--- GIVEN DATA ---

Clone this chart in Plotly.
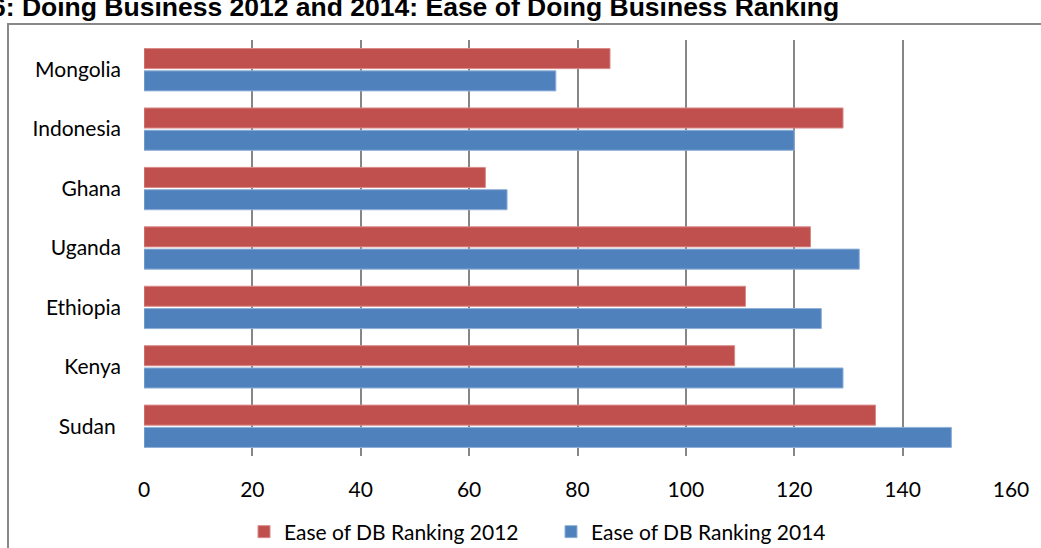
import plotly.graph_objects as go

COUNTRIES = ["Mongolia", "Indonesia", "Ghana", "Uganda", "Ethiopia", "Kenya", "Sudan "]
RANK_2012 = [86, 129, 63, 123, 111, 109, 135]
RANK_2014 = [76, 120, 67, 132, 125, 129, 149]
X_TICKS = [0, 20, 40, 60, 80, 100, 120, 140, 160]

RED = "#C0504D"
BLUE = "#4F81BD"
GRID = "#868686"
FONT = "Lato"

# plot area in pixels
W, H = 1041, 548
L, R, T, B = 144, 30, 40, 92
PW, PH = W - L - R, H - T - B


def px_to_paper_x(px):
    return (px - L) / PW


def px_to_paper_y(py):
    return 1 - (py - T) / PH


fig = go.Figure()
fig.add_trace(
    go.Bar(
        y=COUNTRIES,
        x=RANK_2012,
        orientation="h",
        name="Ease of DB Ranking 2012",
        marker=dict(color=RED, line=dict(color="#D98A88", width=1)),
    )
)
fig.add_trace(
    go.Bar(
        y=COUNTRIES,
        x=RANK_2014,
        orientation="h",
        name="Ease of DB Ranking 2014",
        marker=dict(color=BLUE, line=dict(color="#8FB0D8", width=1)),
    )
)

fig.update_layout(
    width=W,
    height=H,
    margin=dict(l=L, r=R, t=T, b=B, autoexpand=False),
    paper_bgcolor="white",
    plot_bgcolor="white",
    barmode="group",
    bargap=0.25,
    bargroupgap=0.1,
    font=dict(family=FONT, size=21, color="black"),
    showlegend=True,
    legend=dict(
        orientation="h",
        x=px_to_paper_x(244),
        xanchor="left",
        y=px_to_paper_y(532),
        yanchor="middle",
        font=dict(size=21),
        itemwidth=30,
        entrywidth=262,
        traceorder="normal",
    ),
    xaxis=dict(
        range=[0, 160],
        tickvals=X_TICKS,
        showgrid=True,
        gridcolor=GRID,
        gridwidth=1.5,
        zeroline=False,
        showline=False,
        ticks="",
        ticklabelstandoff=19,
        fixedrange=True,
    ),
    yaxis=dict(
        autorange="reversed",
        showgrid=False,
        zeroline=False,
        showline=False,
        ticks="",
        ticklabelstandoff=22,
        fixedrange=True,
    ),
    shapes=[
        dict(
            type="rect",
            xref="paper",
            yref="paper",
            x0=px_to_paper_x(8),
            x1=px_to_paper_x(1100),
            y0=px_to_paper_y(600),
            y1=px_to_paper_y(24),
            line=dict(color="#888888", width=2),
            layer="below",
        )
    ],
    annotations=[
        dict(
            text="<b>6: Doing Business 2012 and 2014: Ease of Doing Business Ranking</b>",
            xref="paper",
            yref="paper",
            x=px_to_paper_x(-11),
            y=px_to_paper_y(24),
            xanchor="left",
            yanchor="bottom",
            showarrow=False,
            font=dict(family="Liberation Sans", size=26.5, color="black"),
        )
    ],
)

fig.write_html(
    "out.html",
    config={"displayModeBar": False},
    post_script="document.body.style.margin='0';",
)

---
--- GIVEN DATA ---

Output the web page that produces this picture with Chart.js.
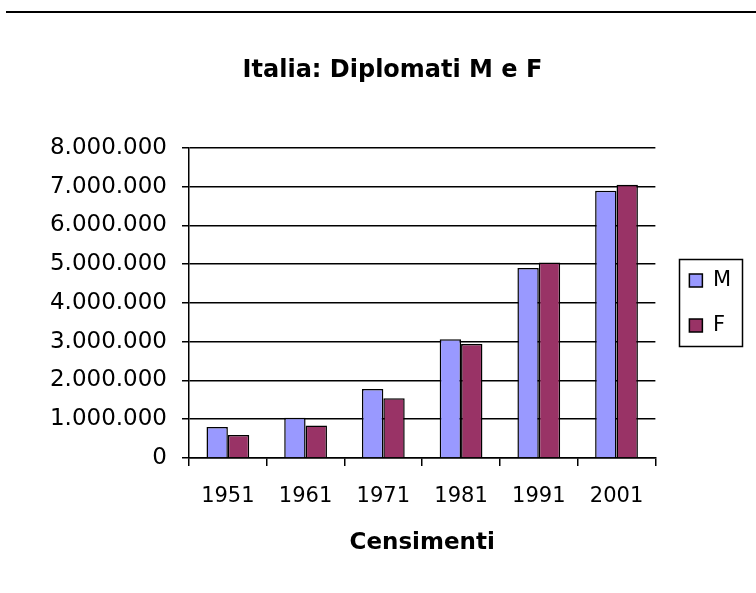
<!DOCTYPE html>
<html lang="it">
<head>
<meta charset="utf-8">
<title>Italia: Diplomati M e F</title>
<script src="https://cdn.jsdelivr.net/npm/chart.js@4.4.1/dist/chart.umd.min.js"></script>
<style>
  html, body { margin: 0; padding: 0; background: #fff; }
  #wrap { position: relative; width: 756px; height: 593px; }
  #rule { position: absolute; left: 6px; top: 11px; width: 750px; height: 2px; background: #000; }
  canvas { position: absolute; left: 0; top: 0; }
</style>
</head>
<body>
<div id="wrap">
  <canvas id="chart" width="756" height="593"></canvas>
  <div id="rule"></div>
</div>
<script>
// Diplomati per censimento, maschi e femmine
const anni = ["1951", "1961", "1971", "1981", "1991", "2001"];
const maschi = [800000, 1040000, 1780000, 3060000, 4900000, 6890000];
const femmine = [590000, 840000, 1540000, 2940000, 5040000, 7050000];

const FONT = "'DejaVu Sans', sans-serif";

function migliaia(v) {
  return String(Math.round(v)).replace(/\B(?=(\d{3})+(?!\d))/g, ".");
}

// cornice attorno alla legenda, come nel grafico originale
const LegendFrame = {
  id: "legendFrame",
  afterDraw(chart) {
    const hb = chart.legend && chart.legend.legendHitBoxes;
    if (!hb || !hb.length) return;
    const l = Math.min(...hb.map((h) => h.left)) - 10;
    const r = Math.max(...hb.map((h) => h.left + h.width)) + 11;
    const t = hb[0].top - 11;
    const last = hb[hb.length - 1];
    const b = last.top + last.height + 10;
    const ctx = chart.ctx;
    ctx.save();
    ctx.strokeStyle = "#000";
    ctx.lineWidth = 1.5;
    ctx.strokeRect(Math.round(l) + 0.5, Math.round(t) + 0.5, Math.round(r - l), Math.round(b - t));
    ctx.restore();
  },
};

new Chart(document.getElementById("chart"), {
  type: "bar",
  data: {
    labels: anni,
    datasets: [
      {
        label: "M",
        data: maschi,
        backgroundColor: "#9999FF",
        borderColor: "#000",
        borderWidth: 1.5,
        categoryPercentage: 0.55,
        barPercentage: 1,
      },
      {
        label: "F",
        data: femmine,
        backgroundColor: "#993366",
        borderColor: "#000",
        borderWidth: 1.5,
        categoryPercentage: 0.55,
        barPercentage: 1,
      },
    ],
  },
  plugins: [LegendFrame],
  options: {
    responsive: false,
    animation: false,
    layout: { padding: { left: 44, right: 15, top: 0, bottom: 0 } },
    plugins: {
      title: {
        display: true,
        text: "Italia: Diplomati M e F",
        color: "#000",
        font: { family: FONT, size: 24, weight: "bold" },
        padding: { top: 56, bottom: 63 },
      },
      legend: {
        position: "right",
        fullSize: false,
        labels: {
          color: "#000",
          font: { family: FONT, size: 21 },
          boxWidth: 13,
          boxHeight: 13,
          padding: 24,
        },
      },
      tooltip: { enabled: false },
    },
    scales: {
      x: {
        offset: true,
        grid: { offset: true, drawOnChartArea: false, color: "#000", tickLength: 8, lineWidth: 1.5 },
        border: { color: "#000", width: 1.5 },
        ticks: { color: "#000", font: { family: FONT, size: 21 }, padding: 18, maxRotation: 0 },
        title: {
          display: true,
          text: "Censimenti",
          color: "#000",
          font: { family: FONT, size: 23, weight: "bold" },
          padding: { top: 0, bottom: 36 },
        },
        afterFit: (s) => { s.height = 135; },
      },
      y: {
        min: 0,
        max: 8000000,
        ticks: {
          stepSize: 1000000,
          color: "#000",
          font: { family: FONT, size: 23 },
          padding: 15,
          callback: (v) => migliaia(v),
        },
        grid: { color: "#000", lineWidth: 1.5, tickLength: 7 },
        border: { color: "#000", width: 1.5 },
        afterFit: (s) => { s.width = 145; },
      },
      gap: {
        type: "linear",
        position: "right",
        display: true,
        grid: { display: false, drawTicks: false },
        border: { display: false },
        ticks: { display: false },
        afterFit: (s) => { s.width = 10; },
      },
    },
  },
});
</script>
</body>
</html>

---

Your task is to transcribe exactly the lines starting at the line that contains "Clone this chart in Plotly." and ending at the line that contains "return 1 - (py - T) / PH", both included. Leave out the pictures.

> TASK RESULT
Clone this chart in Plotly.
import plotly.graph_objects as go

COUNTRIES = ["Mongolia", "Indonesia", "Ghana", "Uganda", "Ethiopia", "Kenya", "Sudan "]
RANK_2012 = [86, 129, 63, 123, 111, 109, 135]
RANK_2014 = [76, 120, 67, 132, 125, 129, 149]
X_TICKS = [0, 20, 40, 60, 80, 100, 120, 140, 160]

RED = "#C0504D"
BLUE = "#4F81BD"
GRID = "#868686"
FONT = "Lato"

# plot area in pixels
W, H = 1041, 548
L, R, T, B = 144, 30, 40, 92
PW, PH = W - L - R, H - T - B


def px_to_paper_x(px):
    return (px - L) / PW


def px_to_paper_y(py):
    return 1 - (py - T) / PH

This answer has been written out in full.